Die offenen Immobilienfonds in Deutschland haben traditionell einen hohen Büroimmobilienanteil. Bei einem Anteil des Bürosektors von 62 Prozent an den Verkehrswerten besteht natürlich ein Kumulrisiko. Der Abbau des hohen Büroanteils kommt nur langsam voran, und entsprechend sind die Fonds hier gegenüber fundamentalen Marktrisiken exponiert. Das hybride Arbeiten drückt weiter auf die Flächennachfrage der Mieter. Der Arbeitskräftemangel und der vermehrte Einsatz künstlicher Intelligenz (KI) könnten einen Produktivitätsschub in den Büros auslösen, so daß dieselbe Arbeit von viel weniger Menschen auf viel weniger Bürofläche getan werden kann. Diese Entwicklungen sind in den Immobilienwerten der Fonds nicht enthalten.

Fonds werden kaum eine Rendite von über drei Prozent schaffen

Es gibt aber auch Lichtblicke: Die deutschen Büromieten sind laut vdp-Mietindex 2022 und 2023 weiter deutlich angestiegen. Der Büroleerstand lag laut den Zahlen von Bulwiengesa trotz eines trendmäßigen Anstiegs letztes Jahr nur bei 4,8 Prozent. Im internationalen Vergleich ist das wenig: Der europaweite Büroleerstand erreichte Ende 2023 laut BNP Paribas Real Estate acht Prozent, und in den USA stehen bereits über 20 Prozent der Flächen leer, wobei die deutschen offenen Immobilienfonds hier noch auf eine Vermietungsquote von 89 Prozent kommen.

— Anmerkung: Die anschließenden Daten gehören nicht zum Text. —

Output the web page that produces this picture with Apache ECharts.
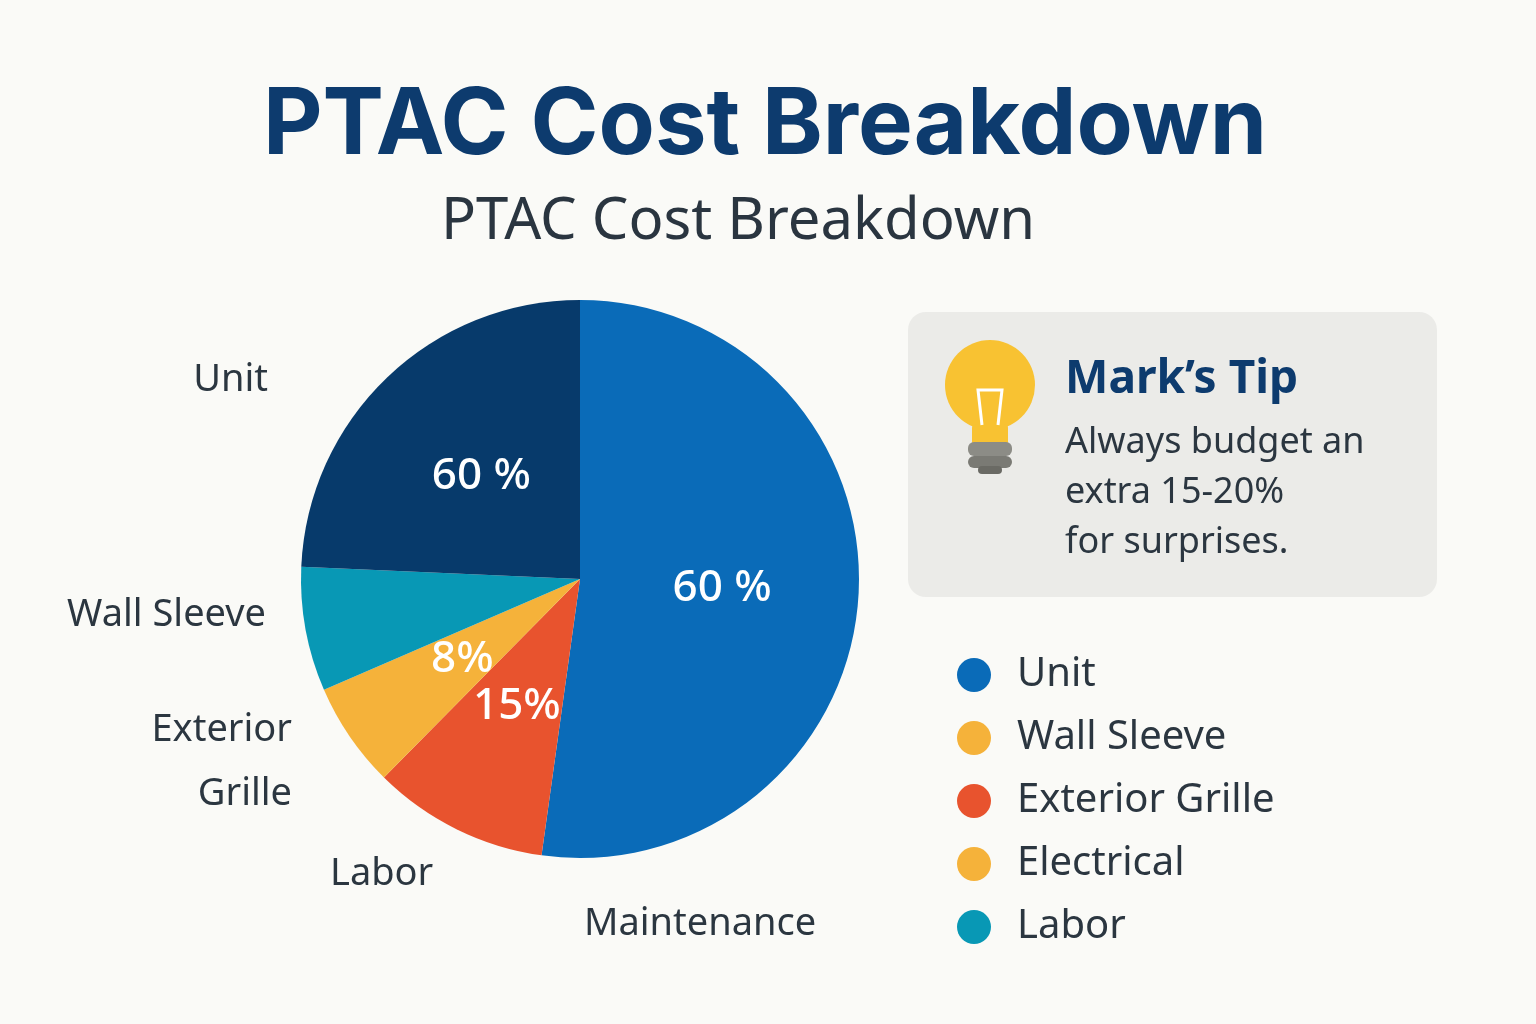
<!DOCTYPE html>
<html><head><meta charset="utf-8">
<script src="https://cdn.jsdelivr.net/npm/echarts@6/dist/echarts.min.js"></script>
<style>html,body{margin:0;background:#fafaf7}#c{width:1536px;height:1024px}</style>
</head><body><div id="c"></div>
<script>
const sliceNames = ['Unit','Exterior Grille','Electrical','Labor','Wall Sleeve'];
const sliceValues = [52.2, 10.2, 6.1, 7.2, 24.3];
const sliceColors = ['#0a6bb8','#e8532e','#f5b23a','#0898b5','#073a6b'];
const sliceLabels = ['60 %','15%','8%','','60 %'];
const outerLabels = ['Unit','Wall Sleeve','Exterior\nGrille','Labor','Maintenance'];
const legendNames = ['Unit','Wall Sleeve','Exterior Grille','Electrical','Labor'];
const legendColors = ['#0a6bb8','#f5b23a','#e8532e','#f5b23a','#0898b5'];
const tipTitle = 'Mark\u2019s Tip';
const tipText = 'Always budget an\nextra 15-20%\nfor surprises.';

const chart = echarts.init(document.getElementById('c'));
const outerPos = [[268,380,'right'],[266,615,'right'],[292,762,'right'],[330,874,'left'],[584,924,'left']];
const g = [];
outerLabels.forEach((t,i)=>g.push({type:'text',left:undefined,x:outerPos[i][0],y:outerPos[i][1],
  style:{text:t,fill:'#2b3640',font:'38px "Noto Sans"',align:outerPos[i][2],verticalAlign:'middle',lineHeight:64}}));
g.push({type:'rect',shape:{x:908,y:312,width:529,height:285,r:18},style:{fill:'#ebebe8'}});
g.push({type:'circle',shape:{cx:990,cy:385,r:45},style:{fill:'#f8c232'}});
g.push({type:'rect',shape:{x:972,y:424,width:36,height:22,r:4},style:{fill:'#f8c232'}});
g.push({type:'rect',shape:{x:968,y:442,width:44,height:14,r:6},style:{fill:'#8c8c86'}});
g.push({type:'rect',shape:{x:968,y:456,width:44,height:12,r:6},style:{fill:'#7a7a74'}});
g.push({type:'rect',shape:{x:978,y:466,width:24,height:8,r:4},style:{fill:'#6a6a64'}});
g.push({type:'polyline',shape:{points:[[982,425],[978,390],[1002,390],[998,425]]},style:{stroke:'#fff',lineWidth:3,fill:null}});
g.push({type:'text',x:1065,y:380,style:{text:tipTitle,fill:'#0d3b6e',font:'bold 46px "Noto Sans"',verticalAlign:'middle'}});
g.push({type:'text',x:1065,y:493,style:{text:tipText,fill:'#2b3640',font:'36px "Noto Sans"',verticalAlign:'middle',lineHeight:50}});
legendNames.forEach((n,i)=>{
  const y=675+i*63;
  g.push({type:'circle',shape:{cx:974,cy:y,r:17},style:{fill:legendColors[i]}});
  g.push({type:'text',x:1017,y:y,style:{text:n,fill:'#2b3640',font:'40px "Noto Sans"',verticalAlign:'middle'}});
});

chart.setOption({
  backgroundColor:'#fafaf7',
  title:[{text:'PTAC Cost Breakdown',left:760,top:75,textAlign:'center',
    textStyle:{fontSize:92,fontWeight:'bold',color:'#0d3b6e',fontFamily:'Inter'}},
    {text:'PTAC Cost Breakdown',left:733,top:188,textAlign:'center',
    textStyle:{fontSize:58,fontWeight:'normal',color:'#2a3540',fontFamily:'Noto Sans'}}],
  graphic:g,
  series:[{type:'pie',center:[580,579],radius:[0,279],startAngle:90,clockwise:true,
    animation:false,
    label:{position:'inside',color:'#fff',fontSize:44,fontFamily:'Noto Sans',fontWeight:500,
      formatter:p=>sliceLabels[p.dataIndex]},
    labelLine:{show:false},emphasis:{disabled:true},
    data:sliceNames.map((n,i)=>({name:n,value:sliceValues[i],itemStyle:{color:sliceColors[i]}}))
  }]
});
</script></body></html>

Außerdem weisen die offenen Immobilienfonds mit einer gewichteten Kreditquote von nur 16,6 Prozent nur eine sehr geringe Verschuldung auf. Es kommt hinzu, daß der Anteil sogenannter „Core-Immobilien“ bei ihnen hoch ist. Das sind moderne Objekte in guten, zentralen Lagen großer Städte, die kaum von der allgemein schwachen Flächennachfrage betroffen sind. Es zeichnet sich bei den Büronutzern sogar eine „Flucht in die Qualität“ ab. Schließlich erkennt Scope für die USA deutliche Anzeichen für eine Abschwächung des Trends zur Telearbeit: Die Unternehmen versuchen, wieder mehr Präsenztage verpflichtend zu machen.

Alles in allem liegt Finanztip mit seiner radikalen Empfehlung aber nicht daneben. Offene Immobilienfonds sind derzeit keine gute Geldanlage. In der letzten Zeit sind die Risiken gestiegen und die Renditen gesunken. Selbst Rücknahmeaussetzungen einzelner Fonds sind künftig nicht auszuschließen. Auch die besten Fonds werden mittelfristig kaum eine Rendite von deutlich mehr als drei Prozent pro Jahr schaffen. Soviel kann aber auch risikofrei mit Tagesgeld erzielt werden. Da eine ganze Reihe von Fonds in den nächsten Jahren noch deutlich schlechter abschneiden wird, sollten Anleger ihre Investments in offene Immobilienfonds überprüfen. Wenn der Fonds ein Scope-Rating schlechter als BBB+ hat und weitere Risikofaktoren wie einen besonders hohen Anteil an Büroimmobilien, Nordamerika-Objekten oder angekauften Projektentwicklungen aufweist, sollte man eine Trennung erwägen. Dabei sollte man auch die Vermietungs- und die Liquiditätsquote beachten. Die Liquidität sollte nicht unter 10 Prozent und die Vermietungsquote nicht unter 90 Prozent liegen.

Die Liquidation sollte man sofort durch einen Verkauf über die Börse vollziehen, auch wenn dies einen Abschlag gegenüber dem aktuellen Rücknahmepreis bedeutet. Nur Altanleger, die bereits vor dem 21. Juli 2013 in einen Fonds investiert waren, können ihre Anteile sofort an die Fondsgesellschaft zurückgeben (bis zu 30.000 Euro pro Halbjahr). Für die anderen Anleger gilt eine Mindesthaltefrist von 24 Monaten und eine Kündigungsfrist von zwölf Monaten. Die Kündigung ist irreversibel, und es gilt der zukünftige Rücknahmepreis zum Rücknahmezeitpunkt. Da die derzeitigen Nettoinventarwerte nicht realistisch sind, drohen Wertverluste. Die Erlöse sollten derzeit nicht in andere offene Immobilienfonds reinvestiert werden.